(DATASET SECTION)
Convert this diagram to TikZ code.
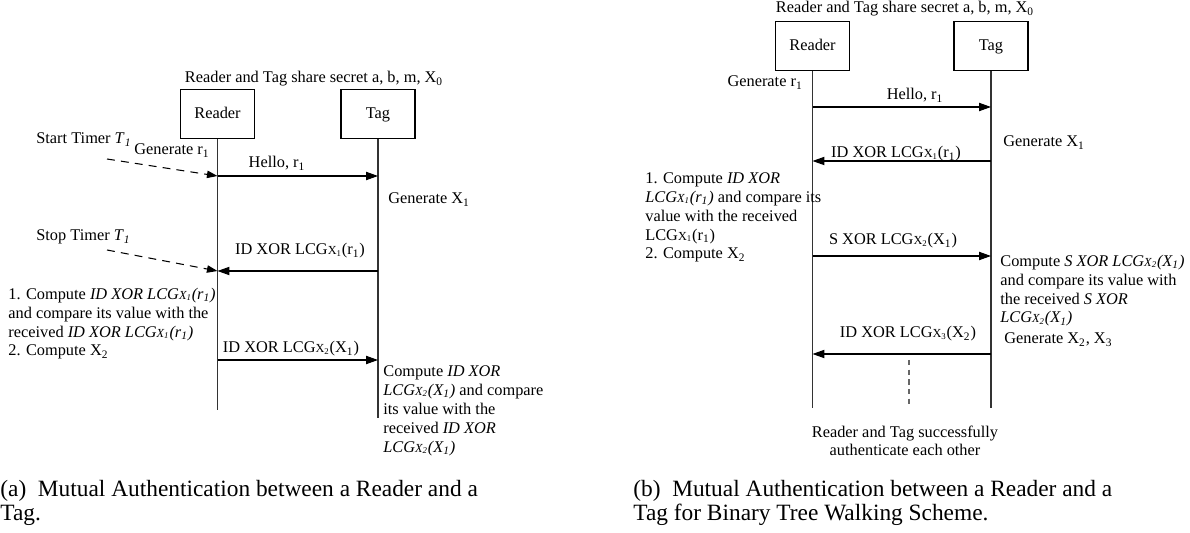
\documentclass[tikz,border=0pt]{standalone}
\usepackage{fontspec}
\setmainfont{Liberation Serif}
\usetikzlibrary{arrows.meta,positioning}

\newcommand{\lcgx}[1]{LCG{\scriptsize X\textsubscript{#1}}}

\begin{document}
\begin{tikzpicture}[x=0.02cm,y=-0.02cm,
  every node/.style={font=\fontsize{9.3}{10.8}\selectfont},
  party/.style={draw,line width=0.6pt,minimum width=1.48cm,minimum height=0.97cm,
    text height=0.7em,text depth=0.2em},
  life/.style={line width=0.6pt,black!80},
  msg/.style={line width=0.6pt,-{Triangle[length=6.8pt,width=4.7pt]}},
  timer/.style={line width=0.6pt,dash pattern=on 4.5pt off 3.5pt,-{Triangle[length=6pt,width=4.2pt]}},
  note/.style={anchor=base west,align=left,inner sep=0pt},
  lbl/.style={anchor=base,inner sep=0pt},
  caption/.style={anchor=base west,align=left,inner sep=0pt,font=\fontsize{13.3}{13.6}\selectfont}]
 \useasboundingbox (0,0) rectangle (1190,533);

 % (a) reader and tag
 \node[lbl] (keysA) at (314,83) {Reader and Tag share secret a, b, m, X\textsubscript{0}};
 \node[party] (readerA) at (217.5,114) {Reader};
 \node[party] (tagA) at (378,114) {Tag};
 \coordinate (readerAend) at (readerA.south |- 0,410);
 \coordinate (tagAend) at (tagA.south |- 0,418);
 \draw[life] (readerA.south) -- (readerAend);
 \draw[life] (tagA.south) -- (tagAend);

 \node[note] (startA) at (36,144) {Start Timer \textit{T}\textsubscript{\textit{1}}};
 \node[note] (genrA) at (134,155) {Generate r\textsubscript{1}};
 \coordinate (startAtail) at (107,159);
 \coordinate (helloA1) at (readerA.south |- 0,176);
 \coordinate (helloA2) at (tagA.south |- 0,176);
 \draw[timer] (startAtail) -- (helloA1);
 \draw[msg] (helloA1) -- (helloA2);
 \node[lbl] (helloAlbl) at (277,168) {Hello, r\textsubscript{1}};
 \node[note] (genxA) at (388,204) {Generate X\textsubscript{1}};

 \node[note] (stopA) at (36,241) {Stop Timer \textit{T}\textsubscript{\textit{1}}};
 \coordinate (stopAtail) at (107,250);
 \coordinate (idA1) at (readerA.south |- 0,271);
 \coordinate (idA2) at (tagA.south |- 0,271);
 \draw[timer] (stopAtail) -- (idA1);
 \draw[msg] (idA2) -- (idA1);
 \node[lbl] (idAlbl) at (300,255) {ID XOR \lcgx{1}(r\textsubscript{1})};

 % multi-line notes sit on their last baseline
 \node[note] (checkA) at (8,356) {1. Compute \textit{ID XOR \lcgx{1}(r\textsubscript{1})}\\
   and compare its value with the\\
   received \textit{ID XOR \lcgx{1}(r\textsubscript{1})}\\
   2. Compute X\textsubscript{2}};

 \coordinate (idxA1) at (readerA.south |- 0,360);
 \coordinate (idxA2) at (tagA.south |- 0,360);
 \draw[msg] (idxA1) -- (idxA2);
 \node[lbl] (idxAlbl) at (291,353) {ID XOR \lcgx{2}(X\textsubscript{1})};
 \node[note] (verifyA) at (383,452) {Compute \textit{ID XOR}\\
   \textit{\lcgx{2}(X\textsubscript{1})} and compare\\
   its value with the\\
   received \textit{ID XOR}\\
   \textit{\lcgx{2}(X\textsubscript{1})}};

 % (b) binary tree walking
 \node[lbl] (keysB) at (905,13) {Reader and Tag share secret a, b, m, X\textsubscript{0}};
 \node[party] (readerB) at (812.5,46) {Reader};
 \node[party] (tagB) at (991,46) {Tag};
 \coordinate (readerBend) at (readerB.south |- 0,408);
 \coordinate (tagBend) at (tagB.south |- 0,408);
 \draw[life] (readerB.south) -- (readerBend);
 \draw[life] (tagB.south) -- (tagBend);

 \node[note,anchor=base east] (genrB) at (803,87) {Generate r\textsubscript{1}};
 \coordinate (helloB1) at (readerB.south |- 0,107);
 \coordinate (helloB2) at (tagB.south |- 0,107);
 \draw[msg] (helloB1) -- (helloB2);
 \node[lbl] (helloBlbl) at (915,100) {Hello, r\textsubscript{1}};
 \node[note] (genxB) at (1003,147) {Generate X\textsubscript{1}};

 \coordinate (idB1) at (readerB.south |- 0,161);
 \coordinate (idB2) at (tagB.south |- 0,161);
 \draw[msg] (idB2) -- (idB1);
 \node[lbl] (idBlbl) at (896,158) {ID XOR \lcgx{1}(r\textsubscript{1})};

 \node[note] (checkB) at (645,259) {1. Compute \textit{ID XOR}\\
   \textit{\lcgx{1}(r\textsubscript{1})} and compare its\\
   value with the received\\
   \lcgx{1}(r\textsubscript{1})\\
   2. Compute X\textsubscript{2}};

 \coordinate (sB1) at (readerB.south |- 0,256);
 \coordinate (sB2) at (tagB.south |- 0,256);
 \draw[msg] (sB1) -- (sB2);
 \node[lbl] (sBlbl) at (893,245) {S XOR \lcgx{2}(X\textsubscript{1})};
 \node[note] (verifyB) at (1000,323) {Compute \textit{S XOR \lcgx{2}(X\textsubscript{1})}\\
   and compare its value with\\
   the received \textit{S XOR}\\
   \textit{\lcgx{2}(X\textsubscript{1})}};
 \node[note] (genxxB) at (1004,344) {Generate X\textsubscript{2}, X\textsubscript{3}};

 \coordinate (idxB1) at (readerB.south |- 0,354);
 \coordinate (idxB2) at (tagB.south |- 0,354);
 \draw[msg] (idxB2) -- (idxB1);
 \node[lbl] (idxBlbl) at (908,338) {ID XOR \lcgx{3}(X\textsubscript{2})};

 \coordinate (doneBtop) at (909,360);
 \node[lbl,align=center] (doneB) at (905,456) {Reader and Tag successfully\\ authenticate each other};
 \draw[black!60,line width=0.6pt,dash pattern=on 3pt off 2.5pt] (doneBtop) -- (909,407);

 % captions
 \node[caption] (capA) at (0,520) {(a)\ \ Mutual Authentication between a Reader and a\\ Tag.};
 \node[caption] (capB) at (633,520) {(b)\ \ Mutual Authentication between a Reader and a\\ Tag for Binary Tree Walking Scheme.};
\end{tikzpicture}
\end{document}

(EXERCISE INSTRUCTIONS)
Restate the data above word for word. Skip every picture.

(WORKED ANSWER)
Convert this diagram to TikZ code.
\documentclass[tikz,border=0pt]{standalone}
\usepackage{fontspec}
\setmainfont{Liberation Serif}
\usetikzlibrary{arrows.meta,positioning}

\newcommand{\lcgx}[1]{LCG{\scriptsize X\textsubscript{#1}}}

\begin{document}
\begin{tikzpicture}[x=0.02cm,y=-0.02cm,
  every node/.style={font=\fontsize{9.3}{10.8}\selectfont},
  party/.style={draw,line width=0.6pt,minimum width=1.48cm,minimum height=0.97cm,
    text height=0.7em,text depth=0.2em},
  life/.style={line width=0.6pt,black!80},
  msg/.style={line width=0.6pt,-{Triangle[length=6.8pt,width=4.7pt]}},
  timer/.style={line width=0.6pt,dash pattern=on 4.5pt off 3.5pt,-{Triangle[length=6pt,width=4.2pt]}},
  note/.style={anchor=base west,align=left,inner sep=0pt},
  lbl/.style={anchor=base,inner sep=0pt},
  caption/.style={anchor=base west,align=left,inner sep=0pt,font=\fontsize{13.3}{13.6}\selectfont}]
 \useasboundingbox (0,0) rectangle (1190,533);

 % (a) reader and tag
 \node[lbl] (keysA) at (314,83) {Reader and Tag share secret a, b, m, X\textsubscript{0}};
 \node[party] (readerA) at (217.5,114) {Reader};
 \node[party] (tagA) at (378,114) {Tag};
 \coordinate (readerAend) at (readerA.south |- 0,410);
 \coordinate (tagAend) at (tagA.south |- 0,418);
 \draw[life] (readerA.south) -- (readerAend);
 \draw[life] (tagA.south) -- (tagAend);

 \node[note] (startA) at (36,144) {Start Timer \textit{T}\textsubscript{\textit{1}}};
 \node[note] (genrA) at (134,155) {Generate r\textsubscript{1}};
 \coordinate (startAtail) at (107,159);
 \coordinate (helloA1) at (readerA.south |- 0,176);
 \coordinate (helloA2) at (tagA.south |- 0,176);
 \draw[timer] (startAtail) -- (helloA1);
 \draw[msg] (helloA1) -- (helloA2);
 \node[lbl] (helloAlbl) at (277,168) {Hello, r\textsubscript{1}};
 \node[note] (genxA) at (388,204) {Generate X\textsubscript{1}};

 \node[note] (stopA) at (36,241) {Stop Timer \textit{T}\textsubscript{\textit{1}}};
 \coordinate (stopAtail) at (107,250);
 \coordinate (idA1) at (readerA.south |- 0,271);
 \coordinate (idA2) at (tagA.south |- 0,271);
 \draw[timer] (stopAtail) -- (idA1);
 \draw[msg] (idA2) -- (idA1);
 \node[lbl] (idAlbl) at (300,255) {ID XOR \lcgx{1}(r\textsubscript{1})};

 % multi-line notes sit on their last baseline
 \node[note] (checkA) at (8,356) {1. Compute \textit{ID XOR \lcgx{1}(r\textsubscript{1})}\\
   and compare its value with the\\
   received \textit{ID XOR \lcgx{1}(r\textsubscript{1})}\\
   2. Compute X\textsubscript{2}};

 \coordinate (idxA1) at (readerA.south |- 0,360);
 \coordinate (idxA2) at (tagA.south |- 0,360);
 \draw[msg] (idxA1) -- (idxA2);
 \node[lbl] (idxAlbl) at (291,353) {ID XOR \lcgx{2}(X\textsubscript{1})};
 \node[note] (verifyA) at (383,452) {Compute \textit{ID XOR}\\
   \textit{\lcgx{2}(X\textsubscript{1})} and compare\\
   its value with the\\
   received \textit{ID XOR}\\
   \textit{\lcgx{2}(X\textsubscript{1})}};

 % (b) binary tree walking
 \node[lbl] (keysB) at (905,13) {Reader and Tag share secret a, b, m, X\textsubscript{0}};
 \node[party] (readerB) at (812.5,46) {Reader};
 \node[party] (tagB) at (991,46) {Tag};
 \coordinate (readerBend) at (readerB.south |- 0,408);
 \coordinate (tagBend) at (tagB.south |- 0,408);
 \draw[life] (readerB.south) -- (readerBend);
 \draw[life] (tagB.south) -- (tagBend);

 \node[note,anchor=base east] (genrB) at (803,87) {Generate r\textsubscript{1}};
 \coordinate (helloB1) at (readerB.south |- 0,107);
 \coordinate (helloB2) at (tagB.south |- 0,107);
 \draw[msg] (helloB1) -- (helloB2);
 \node[lbl] (helloBlbl) at (915,100) {Hello, r\textsubscript{1}};
 \node[note] (genxB) at (1003,147) {Generate X\textsubscript{1}};

 \coordinate (idB1) at (readerB.south |- 0,161);
 \coordinate (idB2) at (tagB.south |- 0,161);
 \draw[msg] (idB2) -- (idB1);
 \node[lbl] (idBlbl) at (896,158) {ID XOR \lcgx{1}(r\textsubscript{1})};

 \node[note] (checkB) at (645,259) {1. Compute \textit{ID XOR}\\
   \textit{\lcgx{1}(r\textsubscript{1})} and compare its\\
   value with the received\\
   \lcgx{1}(r\textsubscript{1})\\
   2. Compute X\textsubscript{2}};

 \coordinate (sB1) at (readerB.south |- 0,256);
 \coordinate (sB2) at (tagB.south |- 0,256);
 \draw[msg] (sB1) -- (sB2);
 \node[lbl] (sBlbl) at (893,245) {S XOR \lcgx{2}(X\textsubscript{1})};
 \node[note] (verifyB) at (1000,323) {Compute \textit{S XOR \lcgx{2}(X\textsubscript{1})}\\
   and compare its value with\\
   the received \textit{S XOR}\\
   \textit{\lcgx{2}(X\textsubscript{1})}};
 \node[note] (genxxB) at (1004,344) {Generate X\textsubscript{2}, X\textsubscript{3}};

 \coordinate (idxB1) at (readerB.south |- 0,354);
 \coordinate (idxB2) at (tagB.south |- 0,354);
 \draw[msg] (idxB2) -- (idxB1);
 \node[lbl] (idxBlbl) at (908,338) {ID XOR \lcgx{3}(X\textsubscript{2})};

 \coordinate (doneBtop) at (909,360);
 \node[lbl,align=center] (doneB) at (905,456) {Reader and Tag successfully\\ authenticate each other};
 \draw[black!60,line width=0.6pt,dash pattern=on 3pt off 2.5pt] (doneBtop) -- (909,407);

 % captions
 \node[caption] (capA) at (0,520) {(a)\ \ Mutual Authentication between a Reader and a\\ Tag.};
 \node[caption] (capB) at (633,520) {(b)\ \ Mutual Authentication between a Reader and a\\ Tag for Binary Tree Walking Scheme.};
\end{tikzpicture}
\end{document}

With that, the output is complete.